Kampanyalı servis; bir kadeh votka 13 TL.
Çocukluğumda kumaş fabrikasından dolayı her gün başka bir renge bürünen Porsuk Çayı'nda bizler sandala binerdik, şimdilerde gondol sefası yapıyorlar. Hatta botlar sayesinde ulaşım bile sağlanır olmuş. Porsuk Çayı'nın etrafında yüzlerce kafe ve bar var. En çok iş yapanı 'Tweenty Six', canlı müzikte var sabah kahvaltı da. Bir akşam buraya uğradım. Masaya gelen garson kampanyamız var diye başladı anlatmaya; “Bir şişe votka açarsan 50 TL ve meyve, yarım şişeye 30 TL ve meyve.” Öyle lüks votkalar şehre henüz gelmemiş. Çünkü daha lüks içkilere talep yok. Kampanyalı bir şişe votka 175 TL.
Şehrin uyumayanı 222 Park
Devasa bir tesis, bahçede üç ayrı restoran hizmet veriyor. Birinde erken canlı müzik yapılıyor. Kapalı alanda her gece canlı müzik var.
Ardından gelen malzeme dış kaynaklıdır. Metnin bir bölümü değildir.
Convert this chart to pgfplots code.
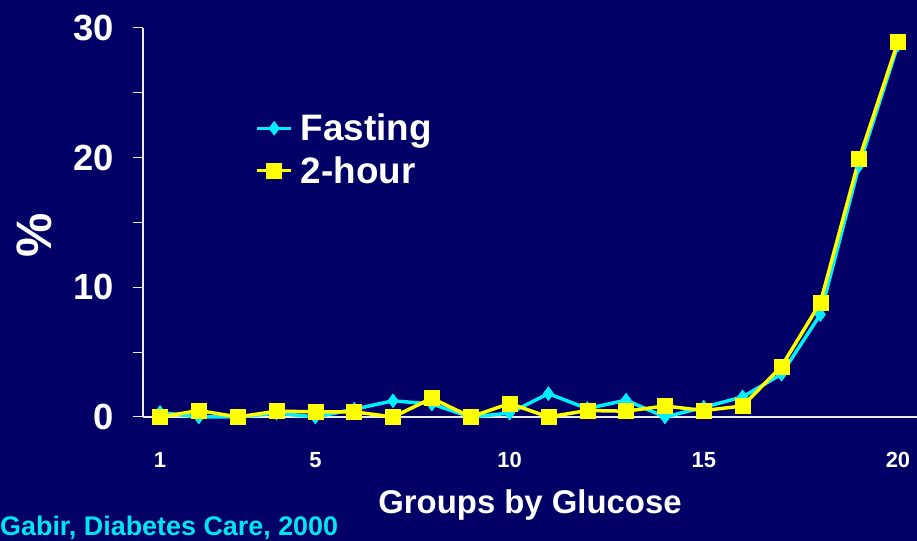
\documentclass[border=0pt]{standalone}
\usepackage{pgfplots}
\pgfplotsset{compat=1.18}
\usepackage{fontspec}
\setmainfont{Liberation Sans}
\definecolor{bg}{RGB}{0,0,102}
\definecolor{cy}{RGB}{0,238,255}
\definecolor{yl}{RGB}{255,255,0}
\definecolor{src}{RGB}{0,230,240}
\begin{document}
\begin{tikzpicture}
\fill[bg] (0,0) rectangle (917bp,541bp);
\begin{axis}[
  at={(143bp,124bp)}, anchor=south west,
  scale only axis, width=774bp, height=389bp,
  xmin=0.562, xmax=20.49, ymin=0, ymax=30,
  clip=false,
  axis lines=left,
  axis line style={-, draw=white!85!gray, line width=1.2bp},
  xtick={1,5,10,15,20},
  ytick={0,10,20,30},
  minor ytick={5,15,25},
  x tick style={draw=none},
  y tick style={draw=white!85!gray, line width=1bp},
  tick align=outside,
  major tick length=10bp, minor tick length=10bp,
  /pgf/number format/assume math mode=true,
  x tick label style={font=\fontsize{22}{22}\selectfont\bfseries, text=white, yshift=-22bp},
  y tick label style={font=\fontsize{36.5}{36.5}\selectfont\bfseries, text=white, xshift=-16bp},
  xlabel={Groups by Glucose},
  xlabel style={font=\fontsize{33}{33}\selectfont\bfseries, text=white, at={(axis description cs:0.5,-0.225)}, anchor=center},
  ylabel={\%},
  ylabel style={font=\fontsize{50}{50}\selectfont\bfseries, text=white, at={(axis description cs:-0.14,0.468)}, anchor=center, rotate=0},
  legend style={at={(axis description cs:0.145,0.784)}, anchor=north west, draw=none, fill=none, text=white,
    font=\fontsize{37}{37}\selectfont\bfseries, row sep=10bp, inner sep=0pt,
    /tikz/every odd column/.append style={column sep=6bp}},
  legend cell align=left,
  legend image code/.code={\draw[mark repeat=2,mark phase=2] plot coordinates {(0cm,0cm) (0.6cm,0cm) (1.2cm,0cm)};},
]
\addplot[color=cy, line width=3.5bp, mark=diamond*, mark size=7bp, mark options={fill=cy, draw=cy, line width=0.5bp}] coordinates {
(1,0.35) (2,0) (3,0) (4,0.3) (5,0) (6,0.6) (7,1.25) (8,1.0) (9,0) (10,0.3)
(11,1.8) (12,0.65) (13,1.3) (14,0) (15,0.75) (16,1.55) (17,3.3) (18,7.9) (19,19.4) (20,28.7)
};
\addlegendentry{Fasting}
\addplot[color=yl, line width=3.5bp, mark=square*, mark size=7.5bp, mark options={fill=yl, draw=yl, line width=0.5bp}] coordinates {
(1,0) (2,0.5) (3,0) (4,0.45) (5,0.4) (6,0.4) (7,0) (8,1.45) (9,0) (10,1.05)
(11,0) (12,0.5) (13,0.45) (14,0.85) (15,0.5) (16,0.85) (17,3.9) (18,8.8) (19,19.9) (20,28.95)
};
\addlegendentry{2-hour}
\end{axis}
\node[anchor=west, text=src, font=\fontsize{27}{27}\selectfont\bfseries, inner sep=0pt] at (0bp,13bp) {Gabir, Diabetes Care, 2000};
\pgfresetboundingbox
\path[use as bounding box] (0,0) rectangle (917bp,541bp);
\end{tikzpicture}
\end{document}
Bir de kulübü var. Şehir öğrenci sayısı hayli fazla olunca, kulübe girmekte biraz zorlanıyorlar. Saat 01.00’de buradayım. Yaz olunca kulüp bahçeye taşınmış. Ama üstü kapalı. Kalabalığı yara yara DJ kabininin hemen yanı başına yerleşiyoruz. Çalınan müzikte bir değişiklik yok. İstanbul’da ne çalınıyorsa 222’de de o çalınıyor. Fakat burada Türkçe rock müziği çalındığı zaman kendilerinden geçiyorlar. Büyük bir koro halinde şarkılara eşlik ediyorlar. Birden müzik kesiliyor. Bahçenin tavanı açılıyor, havalandırılıyor. İçeride yaklaşık bin kişi vardı. Enerjilerine hayran kaldım. Ama saat 03.30’da pilim bitti. Sokakların canlılığı beni hayrete düşürdü. Eskişehir gerçekten uyumuyor.
Yeni barlar sokağı ikiye bölünmüş
Geçen yıl barlar sokağı yeni yeni düzenleniyordu. Neredeyse bir kilometre uzunluğundaki barlar sokağında, adım başı bar, kafe ve restoran var. İrili ufaklı barların hepsinin bahçesi hınça hınç dolu. Barlar sokağının en dikkat çekici tarafı da ikiye bölünmüş olması. Bir bölümünde tamamen üniversiteliler var. Burada barlarda çalan müzik bile farklılık gösteriyor. Diğer bölümdeyse karma, daha popüler bir kültür hakim. Barlar sokağında yürümek mümkün değil. Geçmişin Bodrum Barlar Sokağı’nı anımsatıyor.